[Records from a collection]
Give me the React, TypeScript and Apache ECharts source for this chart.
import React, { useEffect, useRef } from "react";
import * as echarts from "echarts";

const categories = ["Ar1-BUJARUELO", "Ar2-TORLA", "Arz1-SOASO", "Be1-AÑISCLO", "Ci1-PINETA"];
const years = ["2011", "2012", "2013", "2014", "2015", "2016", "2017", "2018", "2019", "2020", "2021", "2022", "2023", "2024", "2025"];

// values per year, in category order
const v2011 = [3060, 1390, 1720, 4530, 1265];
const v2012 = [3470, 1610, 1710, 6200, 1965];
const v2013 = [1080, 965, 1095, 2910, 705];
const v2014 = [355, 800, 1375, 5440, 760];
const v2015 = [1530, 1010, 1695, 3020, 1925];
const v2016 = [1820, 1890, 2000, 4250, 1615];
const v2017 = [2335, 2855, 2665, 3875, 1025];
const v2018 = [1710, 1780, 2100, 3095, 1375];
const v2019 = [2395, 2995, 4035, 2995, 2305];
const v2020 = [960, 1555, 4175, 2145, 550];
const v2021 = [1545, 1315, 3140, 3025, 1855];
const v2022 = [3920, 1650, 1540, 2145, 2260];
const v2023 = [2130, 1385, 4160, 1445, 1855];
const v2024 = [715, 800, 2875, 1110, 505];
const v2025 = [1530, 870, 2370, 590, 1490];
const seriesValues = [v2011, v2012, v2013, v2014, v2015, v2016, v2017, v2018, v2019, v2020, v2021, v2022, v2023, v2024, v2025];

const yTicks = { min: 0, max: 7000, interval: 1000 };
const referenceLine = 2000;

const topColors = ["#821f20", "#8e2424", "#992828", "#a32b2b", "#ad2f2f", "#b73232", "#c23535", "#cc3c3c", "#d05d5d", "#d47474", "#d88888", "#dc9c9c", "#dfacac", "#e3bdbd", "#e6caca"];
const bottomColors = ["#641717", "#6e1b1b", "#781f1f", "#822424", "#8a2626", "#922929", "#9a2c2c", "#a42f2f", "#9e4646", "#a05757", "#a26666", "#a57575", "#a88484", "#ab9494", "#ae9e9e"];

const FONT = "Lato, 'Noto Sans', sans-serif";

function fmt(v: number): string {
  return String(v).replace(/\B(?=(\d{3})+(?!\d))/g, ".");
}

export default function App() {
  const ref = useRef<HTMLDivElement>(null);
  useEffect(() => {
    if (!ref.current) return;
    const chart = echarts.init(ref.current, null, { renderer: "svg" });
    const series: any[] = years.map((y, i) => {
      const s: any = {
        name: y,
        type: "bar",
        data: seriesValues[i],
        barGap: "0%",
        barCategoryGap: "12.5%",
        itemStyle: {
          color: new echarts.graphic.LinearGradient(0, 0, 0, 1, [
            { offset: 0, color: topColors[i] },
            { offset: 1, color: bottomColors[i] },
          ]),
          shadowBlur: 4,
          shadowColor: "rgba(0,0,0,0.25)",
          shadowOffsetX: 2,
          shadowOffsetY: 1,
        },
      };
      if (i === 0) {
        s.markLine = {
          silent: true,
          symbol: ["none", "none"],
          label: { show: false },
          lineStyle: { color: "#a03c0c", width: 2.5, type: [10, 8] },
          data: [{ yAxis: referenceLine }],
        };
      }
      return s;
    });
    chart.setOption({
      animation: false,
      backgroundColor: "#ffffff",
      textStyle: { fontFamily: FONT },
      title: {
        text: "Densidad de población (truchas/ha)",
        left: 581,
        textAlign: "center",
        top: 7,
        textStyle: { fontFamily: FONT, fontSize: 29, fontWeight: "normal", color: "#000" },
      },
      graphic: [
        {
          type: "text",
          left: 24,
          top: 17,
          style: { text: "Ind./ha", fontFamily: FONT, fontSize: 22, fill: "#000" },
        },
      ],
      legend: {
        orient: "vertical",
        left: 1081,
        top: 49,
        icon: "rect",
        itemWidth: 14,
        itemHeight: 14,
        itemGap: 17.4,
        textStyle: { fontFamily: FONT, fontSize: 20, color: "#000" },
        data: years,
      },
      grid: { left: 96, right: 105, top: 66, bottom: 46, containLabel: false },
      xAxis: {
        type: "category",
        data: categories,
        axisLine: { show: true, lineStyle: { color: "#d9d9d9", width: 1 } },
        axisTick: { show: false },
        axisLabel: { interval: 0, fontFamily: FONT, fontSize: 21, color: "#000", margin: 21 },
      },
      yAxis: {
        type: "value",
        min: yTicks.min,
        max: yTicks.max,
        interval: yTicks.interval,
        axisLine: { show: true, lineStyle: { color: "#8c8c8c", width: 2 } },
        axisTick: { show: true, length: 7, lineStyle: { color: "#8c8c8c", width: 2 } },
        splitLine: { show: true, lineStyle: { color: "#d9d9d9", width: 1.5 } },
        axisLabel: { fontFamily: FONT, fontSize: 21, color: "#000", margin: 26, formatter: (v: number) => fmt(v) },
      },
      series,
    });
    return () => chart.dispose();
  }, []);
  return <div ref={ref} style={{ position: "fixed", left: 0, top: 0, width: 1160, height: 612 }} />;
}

==

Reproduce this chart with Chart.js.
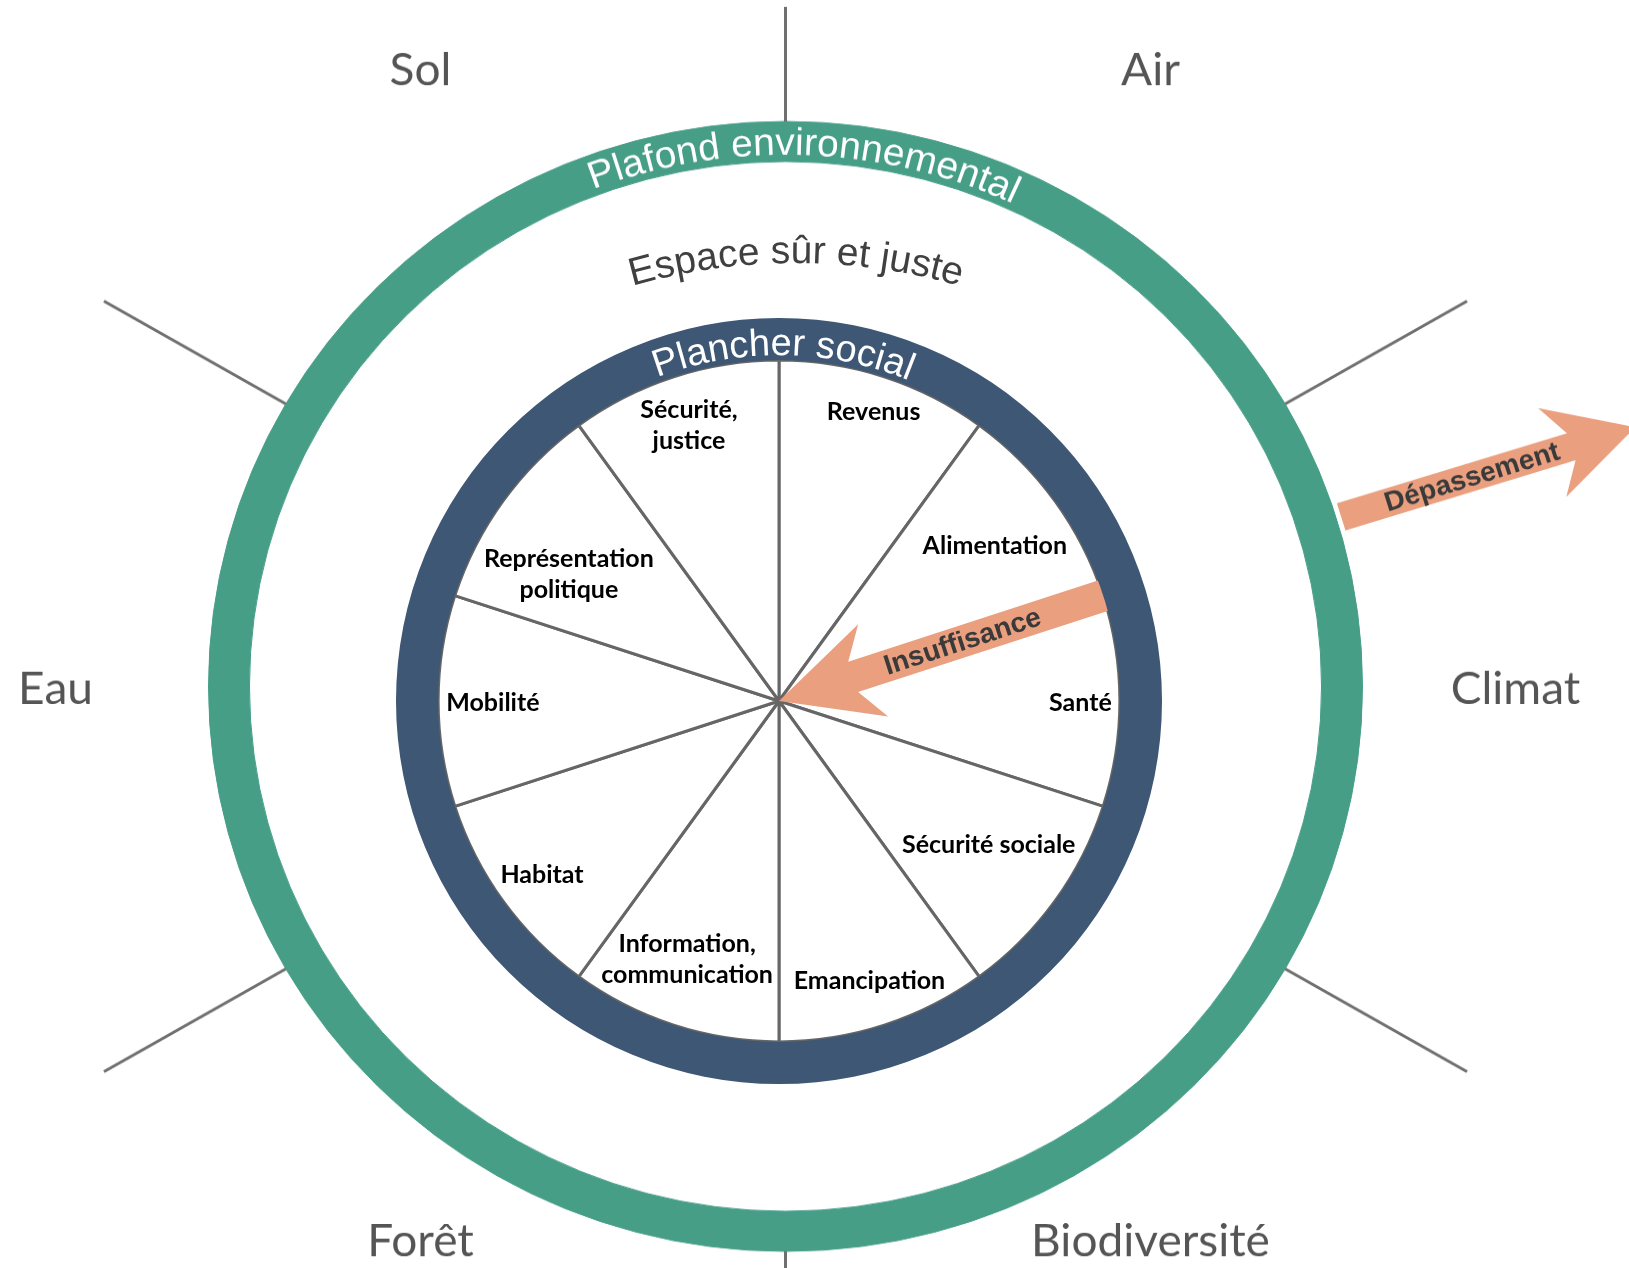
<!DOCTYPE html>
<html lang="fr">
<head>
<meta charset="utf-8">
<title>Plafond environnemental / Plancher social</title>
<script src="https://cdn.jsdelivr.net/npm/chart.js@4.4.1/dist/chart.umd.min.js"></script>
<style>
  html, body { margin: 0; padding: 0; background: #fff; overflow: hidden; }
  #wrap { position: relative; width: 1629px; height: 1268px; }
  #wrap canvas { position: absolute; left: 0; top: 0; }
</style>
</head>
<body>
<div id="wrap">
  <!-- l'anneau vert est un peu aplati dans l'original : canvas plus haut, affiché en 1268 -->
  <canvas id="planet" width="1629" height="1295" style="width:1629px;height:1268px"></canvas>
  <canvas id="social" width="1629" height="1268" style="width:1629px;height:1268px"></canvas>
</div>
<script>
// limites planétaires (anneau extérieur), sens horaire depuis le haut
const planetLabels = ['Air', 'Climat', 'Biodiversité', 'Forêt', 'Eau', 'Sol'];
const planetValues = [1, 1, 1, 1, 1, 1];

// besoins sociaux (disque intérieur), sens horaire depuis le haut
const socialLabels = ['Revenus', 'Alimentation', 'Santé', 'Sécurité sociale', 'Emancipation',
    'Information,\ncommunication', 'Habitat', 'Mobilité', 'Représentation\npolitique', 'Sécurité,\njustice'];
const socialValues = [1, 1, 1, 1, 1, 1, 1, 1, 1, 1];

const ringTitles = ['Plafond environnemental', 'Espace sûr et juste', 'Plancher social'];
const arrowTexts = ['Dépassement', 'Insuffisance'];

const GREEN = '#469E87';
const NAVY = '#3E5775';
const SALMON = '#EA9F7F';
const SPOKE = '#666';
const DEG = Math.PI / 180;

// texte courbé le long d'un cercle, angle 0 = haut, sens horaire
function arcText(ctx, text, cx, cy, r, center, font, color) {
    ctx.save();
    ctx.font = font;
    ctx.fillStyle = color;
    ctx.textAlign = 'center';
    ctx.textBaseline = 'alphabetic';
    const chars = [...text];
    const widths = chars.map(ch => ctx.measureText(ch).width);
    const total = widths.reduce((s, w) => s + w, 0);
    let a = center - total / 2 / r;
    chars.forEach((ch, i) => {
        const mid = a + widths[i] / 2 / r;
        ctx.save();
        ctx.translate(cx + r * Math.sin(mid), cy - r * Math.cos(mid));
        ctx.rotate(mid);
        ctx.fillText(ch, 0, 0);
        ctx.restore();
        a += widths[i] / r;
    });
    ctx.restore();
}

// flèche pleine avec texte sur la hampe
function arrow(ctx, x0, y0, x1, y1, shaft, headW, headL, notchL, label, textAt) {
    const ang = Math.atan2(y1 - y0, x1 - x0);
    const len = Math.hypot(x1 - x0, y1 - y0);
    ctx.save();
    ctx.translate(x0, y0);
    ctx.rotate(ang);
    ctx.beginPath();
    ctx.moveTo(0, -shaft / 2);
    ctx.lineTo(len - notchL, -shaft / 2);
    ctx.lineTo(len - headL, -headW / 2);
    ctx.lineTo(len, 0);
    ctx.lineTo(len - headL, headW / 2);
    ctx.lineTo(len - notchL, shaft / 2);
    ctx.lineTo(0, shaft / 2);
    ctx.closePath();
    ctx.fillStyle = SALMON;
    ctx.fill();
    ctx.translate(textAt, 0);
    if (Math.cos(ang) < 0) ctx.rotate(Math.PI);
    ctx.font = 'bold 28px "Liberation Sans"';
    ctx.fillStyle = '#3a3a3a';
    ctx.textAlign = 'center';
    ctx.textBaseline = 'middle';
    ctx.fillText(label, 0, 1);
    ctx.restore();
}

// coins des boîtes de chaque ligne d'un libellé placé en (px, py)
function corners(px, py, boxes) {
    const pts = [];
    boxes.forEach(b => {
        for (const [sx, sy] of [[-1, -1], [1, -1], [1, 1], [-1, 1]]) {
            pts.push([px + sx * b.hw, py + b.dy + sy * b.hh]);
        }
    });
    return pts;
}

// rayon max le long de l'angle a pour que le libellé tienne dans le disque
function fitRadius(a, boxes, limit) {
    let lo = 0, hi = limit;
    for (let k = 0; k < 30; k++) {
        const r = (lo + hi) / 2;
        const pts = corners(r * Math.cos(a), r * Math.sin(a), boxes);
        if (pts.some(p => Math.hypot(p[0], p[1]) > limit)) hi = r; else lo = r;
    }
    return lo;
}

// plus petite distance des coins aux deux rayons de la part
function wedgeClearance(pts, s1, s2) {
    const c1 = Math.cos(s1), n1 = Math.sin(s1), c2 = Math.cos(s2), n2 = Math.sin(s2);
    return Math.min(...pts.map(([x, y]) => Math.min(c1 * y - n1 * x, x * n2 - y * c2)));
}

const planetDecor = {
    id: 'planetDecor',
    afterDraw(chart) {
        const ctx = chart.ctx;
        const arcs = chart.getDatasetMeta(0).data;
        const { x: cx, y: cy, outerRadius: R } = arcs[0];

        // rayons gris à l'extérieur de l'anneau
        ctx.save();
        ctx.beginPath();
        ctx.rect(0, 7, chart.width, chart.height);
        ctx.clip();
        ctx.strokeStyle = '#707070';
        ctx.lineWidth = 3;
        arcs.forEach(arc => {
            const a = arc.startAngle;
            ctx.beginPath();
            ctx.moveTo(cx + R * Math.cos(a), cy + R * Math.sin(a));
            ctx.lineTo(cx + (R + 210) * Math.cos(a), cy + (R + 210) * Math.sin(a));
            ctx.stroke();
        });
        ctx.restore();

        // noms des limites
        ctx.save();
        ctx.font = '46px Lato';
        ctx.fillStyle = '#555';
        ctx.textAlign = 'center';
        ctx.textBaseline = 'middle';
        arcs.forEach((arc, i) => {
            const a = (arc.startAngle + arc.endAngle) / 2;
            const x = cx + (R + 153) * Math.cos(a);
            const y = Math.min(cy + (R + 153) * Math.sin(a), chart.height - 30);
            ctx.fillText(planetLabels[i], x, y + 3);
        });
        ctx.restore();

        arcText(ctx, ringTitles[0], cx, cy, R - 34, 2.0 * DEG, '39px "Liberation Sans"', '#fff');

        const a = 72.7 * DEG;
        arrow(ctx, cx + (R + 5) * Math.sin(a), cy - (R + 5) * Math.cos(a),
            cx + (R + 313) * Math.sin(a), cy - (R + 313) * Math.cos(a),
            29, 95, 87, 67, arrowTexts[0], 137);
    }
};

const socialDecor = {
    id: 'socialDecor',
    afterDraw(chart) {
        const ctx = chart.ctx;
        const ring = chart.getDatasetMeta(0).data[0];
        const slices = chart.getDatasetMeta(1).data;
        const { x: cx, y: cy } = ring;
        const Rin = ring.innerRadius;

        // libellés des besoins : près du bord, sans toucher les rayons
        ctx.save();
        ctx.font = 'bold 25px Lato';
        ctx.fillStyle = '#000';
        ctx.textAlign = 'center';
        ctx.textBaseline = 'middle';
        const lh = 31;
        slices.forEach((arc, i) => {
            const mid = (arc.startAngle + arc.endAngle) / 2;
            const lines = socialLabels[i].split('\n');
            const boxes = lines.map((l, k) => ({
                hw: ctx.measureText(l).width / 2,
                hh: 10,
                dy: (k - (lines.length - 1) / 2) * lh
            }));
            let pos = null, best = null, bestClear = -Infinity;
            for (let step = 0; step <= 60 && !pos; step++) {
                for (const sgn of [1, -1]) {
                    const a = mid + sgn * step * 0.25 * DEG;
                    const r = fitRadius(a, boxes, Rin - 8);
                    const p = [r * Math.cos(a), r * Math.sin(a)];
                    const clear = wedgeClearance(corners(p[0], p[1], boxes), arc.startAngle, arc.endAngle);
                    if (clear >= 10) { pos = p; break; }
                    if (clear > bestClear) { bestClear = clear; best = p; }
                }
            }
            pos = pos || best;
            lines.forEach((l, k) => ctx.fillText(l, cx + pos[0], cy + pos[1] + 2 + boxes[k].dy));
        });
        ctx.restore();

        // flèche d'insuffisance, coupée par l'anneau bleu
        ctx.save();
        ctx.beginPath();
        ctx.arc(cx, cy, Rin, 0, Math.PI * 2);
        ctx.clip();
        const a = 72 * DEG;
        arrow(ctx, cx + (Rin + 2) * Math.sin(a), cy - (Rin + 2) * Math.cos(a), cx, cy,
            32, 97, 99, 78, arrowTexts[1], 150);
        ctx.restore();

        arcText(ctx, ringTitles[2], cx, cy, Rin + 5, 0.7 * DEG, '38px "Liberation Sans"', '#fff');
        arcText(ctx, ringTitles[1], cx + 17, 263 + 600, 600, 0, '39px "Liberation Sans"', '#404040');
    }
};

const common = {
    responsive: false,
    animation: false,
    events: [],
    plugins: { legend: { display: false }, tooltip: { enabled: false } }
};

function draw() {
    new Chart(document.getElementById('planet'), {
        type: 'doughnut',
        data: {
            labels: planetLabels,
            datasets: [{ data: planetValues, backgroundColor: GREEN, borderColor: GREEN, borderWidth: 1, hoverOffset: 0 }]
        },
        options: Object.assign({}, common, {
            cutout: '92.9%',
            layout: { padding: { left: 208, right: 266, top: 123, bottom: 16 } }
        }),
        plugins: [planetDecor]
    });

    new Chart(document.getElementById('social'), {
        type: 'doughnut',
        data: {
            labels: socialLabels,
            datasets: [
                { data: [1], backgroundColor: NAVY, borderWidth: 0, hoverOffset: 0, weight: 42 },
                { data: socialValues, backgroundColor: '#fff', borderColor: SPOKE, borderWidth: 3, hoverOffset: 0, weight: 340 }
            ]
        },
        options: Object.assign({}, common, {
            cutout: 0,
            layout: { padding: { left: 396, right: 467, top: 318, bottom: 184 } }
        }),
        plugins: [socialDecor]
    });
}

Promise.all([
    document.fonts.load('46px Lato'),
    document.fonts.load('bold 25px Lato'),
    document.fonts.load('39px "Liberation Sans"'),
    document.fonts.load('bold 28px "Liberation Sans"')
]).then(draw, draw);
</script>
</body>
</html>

§ **TASK REQUIREMENTS**: Write out, exactly as they stand, the lines from the one containing "Give me the" through the one containing "const referenceLine = 2000;", both ends included.

§ **SOLUTION TO THIS PROBLEM**:
Give me the React, TypeScript and Apache ECharts source for this chart.
import React, { useEffect, useRef } from "react";
import * as echarts from "echarts";

const categories = ["Ar1-BUJARUELO", "Ar2-TORLA", "Arz1-SOASO", "Be1-AÑISCLO", "Ci1-PINETA"];
const years = ["2011", "2012", "2013", "2014", "2015", "2016", "2017", "2018", "2019", "2020", "2021", "2022", "2023", "2024", "2025"];

// values per year, in category order
const v2011 = [3060, 1390, 1720, 4530, 1265];
const v2012 = [3470, 1610, 1710, 6200, 1965];
const v2013 = [1080, 965, 1095, 2910, 705];
const v2014 = [355, 800, 1375, 5440, 760];
const v2015 = [1530, 1010, 1695, 3020, 1925];
const v2016 = [1820, 1890, 2000, 4250, 1615];
const v2017 = [2335, 2855, 2665, 3875, 1025];
const v2018 = [1710, 1780, 2100, 3095, 1375];
const v2019 = [2395, 2995, 4035, 2995, 2305];
const v2020 = [960, 1555, 4175, 2145, 550];
const v2021 = [1545, 1315, 3140, 3025, 1855];
const v2022 = [3920, 1650, 1540, 2145, 2260];
const v2023 = [2130, 1385, 4160, 1445, 1855];
const v2024 = [715, 800, 2875, 1110, 505];
const v2025 = [1530, 870, 2370, 590, 1490];
const seriesValues = [v2011, v2012, v2013, v2014, v2015, v2016, v2017, v2018, v2019, v2020, v2021, v2022, v2023, v2024, v2025];

const yTicks = { min: 0, max: 7000, interval: 1000 };
const referenceLine = 2000;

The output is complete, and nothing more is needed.